### [EXERCISE GOAL]
Skip every picture and transcribe the remaining material exactly.
-- START OF RECORDED DATA --
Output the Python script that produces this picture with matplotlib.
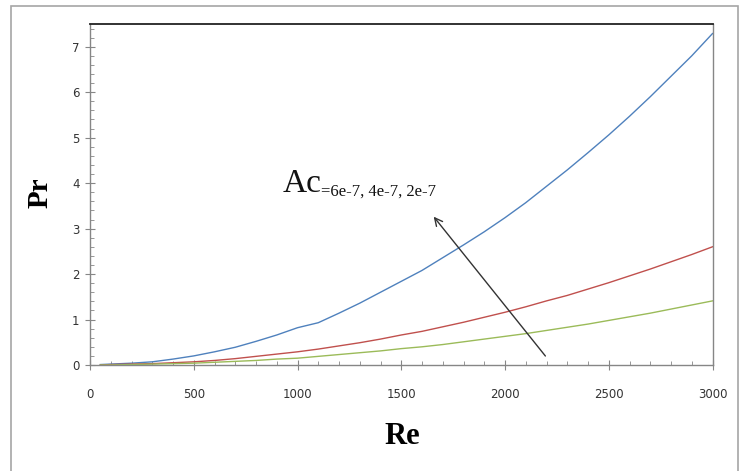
import matplotlib
matplotlib.use('Agg')
import matplotlib.pyplot as plt
from matplotlib.patches import Rectangle
from matplotlib.ticker import MultipleLocator

re_vals = [50, 100, 200, 300, 400, 500, 600, 700, 800, 900, 1000,
           1100, 1200, 1300, 1400, 1500, 1600, 1700, 1800, 1900, 2000,
           2100, 2200, 2300, 2400, 2500, 2600, 2700, 2800, 2900, 3000]
pr_ac6 = [0.01, 0.02, 0.04, 0.07, 0.13, 0.2, 0.29, 0.39, 0.52, 0.66, 0.82,
          0.93, 1.14, 1.36, 1.6, 1.84, 2.08, 2.36, 2.64, 2.93, 3.24,
          3.57, 3.93, 4.29, 4.67, 5.06, 5.47, 5.9, 6.35, 6.8, 7.29]
pr_ac4 = [0.0, 0.01, 0.02, 0.03, 0.05, 0.07, 0.1, 0.14, 0.19, 0.24, 0.29,
          0.35, 0.42, 0.49, 0.57, 0.66, 0.74, 0.84, 0.94, 1.05, 1.16,
          1.28, 1.41, 1.53, 1.67, 1.81, 1.96, 2.11, 2.27, 2.43, 2.6]
pr_ac2 = [0.0, 0.0, 0.01, 0.02, 0.03, 0.04, 0.06, 0.08, 0.1, 0.13, 0.15,
          0.19, 0.23, 0.27, 0.31, 0.36, 0.4, 0.45, 0.51, 0.57, 0.63,
          0.69, 0.76, 0.83, 0.9, 0.98, 1.06, 1.14, 1.23, 1.32, 1.41]

gray = '#868686'

fig = plt.figure(figsize=(7.42, 4.71), dpi=100)
fig.patches.append(Rectangle((11 / 742, -0.01), 727 / 742, 1 - 6 / 471 + 0.01,
                             transform=fig.transFigure, fill=False,
                             edgecolor='#a6a6a6', linewidth=1.2))
ax = fig.add_axes([90 / 742, 1 - 365 / 471, 622.5 / 742, 341 / 471])

ax.plot(re_vals, pr_ac6, color='#4F81BD', lw=1)
ax.plot(re_vals, pr_ac4, color='#C0504D', lw=1)
ax.plot(re_vals, pr_ac2, color='#9BBB59', lw=1)

ax.set_xlim(0, 3000)
ax.set_ylim(0, 7.5)
ax.xaxis.set_major_locator(MultipleLocator(500))
ax.xaxis.set_minor_locator(MultipleLocator(100))
ax.yaxis.set_major_locator(MultipleLocator(1))
ax.yaxis.set_minor_locator(MultipleLocator(0.2))

for s in ['left', 'bottom', 'right']:
    ax.spines[s].set_color(gray)
    ax.spines[s].set_linewidth(1)
ax.spines['top'].set_color('#222222')
ax.spines['top'].set_linewidth(1.3)

ax.tick_params(which='major', direction='inout', length=7, width=0.8,
               color=gray, labelsize=8.5, labelcolor='#333333')
ax.tick_params(which='minor', direction='in', length=3, width=0.6, color=gray)
ax.tick_params(axis='x', which='major', pad=13)
ax.tick_params(axis='y', which='major', pad=4)

fig.text(40 / 742, 1 - 193 / 471, 'Pr', rotation=90, ha='center', va='center',
         family='Liberation Serif', weight='bold', fontsize=21)
fig.text(402 / 742, 1 - 436 / 471, 'Re', ha='center', va='center',
         family='Liberation Serif', weight='bold', fontsize=22)

ax.annotate('', xy=(1648, 3.31), xytext=(2203, 0.15),
            arrowprops=dict(arrowstyle='->', color='#333333', lw=1,
                            mutation_scale=14))
t = ax.text(926, 3.8, 'Ac', family='Liberation Serif', fontsize=24,
            color='#111111', va='baseline')
fig.canvas.draw()
ax.annotate('=6e-7, 4e-7, 2e-7', xycoords=t, xy=(1, 0), va='bottom',
            family='Liberation Serif', fontsize=12, color='#111111')

fig.savefig('out.png', dpi=100)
-- END OF RECORDED DATA --
### [RESULT FOR THIS TASK]
Output the Python script that produces this picture with matplotlib.
import matplotlib
matplotlib.use('Agg')
import matplotlib.pyplot as plt
from matplotlib.patches import Rectangle
from matplotlib.ticker import MultipleLocator

re_vals = [50, 100, 200, 300, 400, 500, 600, 700, 800, 900, 1000,
           1100, 1200, 1300, 1400, 1500, 1600, 1700, 1800, 1900, 2000,
           2100, 2200, 2300, 2400, 2500, 2600, 2700, 2800, 2900, 3000]
pr_ac6 = [0.01, 0.02, 0.04, 0.07, 0.13, 0.2, 0.29, 0.39, 0.52, 0.66, 0.82,
          0.93, 1.14, 1.36, 1.6, 1.84, 2.08, 2.36, 2.64, 2.93, 3.24,
          3.57, 3.93, 4.29, 4.67, 5.06, 5.47, 5.9, 6.35, 6.8, 7.29]
pr_ac4 = [0.0, 0.01, 0.02, 0.03, 0.05, 0.07, 0.1, 0.14, 0.19, 0.24, 0.29,
          0.35, 0.42, 0.49, 0.57, 0.66, 0.74, 0.84, 0.94, 1.05, 1.16,
          1.28, 1.41, 1.53, 1.67, 1.81, 1.96, 2.11, 2.27, 2.43, 2.6]
pr_ac2 = [0.0, 0.0, 0.01, 0.02, 0.03, 0.04, 0.06, 0.08, 0.1, 0.13, 0.15,
          0.19, 0.23, 0.27, 0.31, 0.36, 0.4, 0.45, 0.51, 0.57, 0.63,
          0.69, 0.76, 0.83, 0.9, 0.98, 1.06, 1.14, 1.23, 1.32, 1.41]

gray = '#868686'

fig = plt.figure(figsize=(7.42, 4.71), dpi=100)
fig.patches.append(Rectangle((11 / 742, -0.01), 727 / 742, 1 - 6 / 471 + 0.01,
                             transform=fig.transFigure, fill=False,
                             edgecolor='#a6a6a6', linewidth=1.2))
ax = fig.add_axes([90 / 742, 1 - 365 / 471, 622.5 / 742, 341 / 471])

ax.plot(re_vals, pr_ac6, color='#4F81BD', lw=1)
ax.plot(re_vals, pr_ac4, color='#C0504D', lw=1)
ax.plot(re_vals, pr_ac2, color='#9BBB59', lw=1)

ax.set_xlim(0, 3000)
ax.set_ylim(0, 7.5)
ax.xaxis.set_major_locator(MultipleLocator(500))
ax.xaxis.set_minor_locator(MultipleLocator(100))
ax.yaxis.set_major_locator(MultipleLocator(1))
ax.yaxis.set_minor_locator(MultipleLocator(0.2))

for s in ['left', 'bottom', 'right']:
    ax.spines[s].set_color(gray)
    ax.spines[s].set_linewidth(1)
ax.spines['top'].set_color('#222222')
ax.spines['top'].set_linewidth(1.3)

ax.tick_params(which='major', direction='inout', length=7, width=0.8,
               color=gray, labelsize=8.5, labelcolor='#333333')
ax.tick_params(which='minor', direction='in', length=3, width=0.6, color=gray)
ax.tick_params(axis='x', which='major', pad=13)
ax.tick_params(axis='y', which='major', pad=4)

fig.text(40 / 742, 1 - 193 / 471, 'Pr', rotation=90, ha='center', va='center',
         family='Liberation Serif', weight='bold', fontsize=21)
fig.text(402 / 742, 1 - 436 / 471, 'Re', ha='center', va='center',
         family='Liberation Serif', weight='bold', fontsize=22)

ax.annotate('', xy=(1648, 3.31), xytext=(2203, 0.15),
            arrowprops=dict(arrowstyle='->', color='#333333', lw=1,
                            mutation_scale=14))
t = ax.text(926, 3.8, 'Ac', family='Liberation Serif', fontsize=24,
            color='#111111', va='baseline')
fig.canvas.draw()
ax.annotate('=6e-7, 4e-7, 2e-7', xycoords=t, xy=(1, 0), va='bottom',
            family='Liberation Serif', fontsize=12, color='#111111')

fig.savefig('out.png', dpi=100)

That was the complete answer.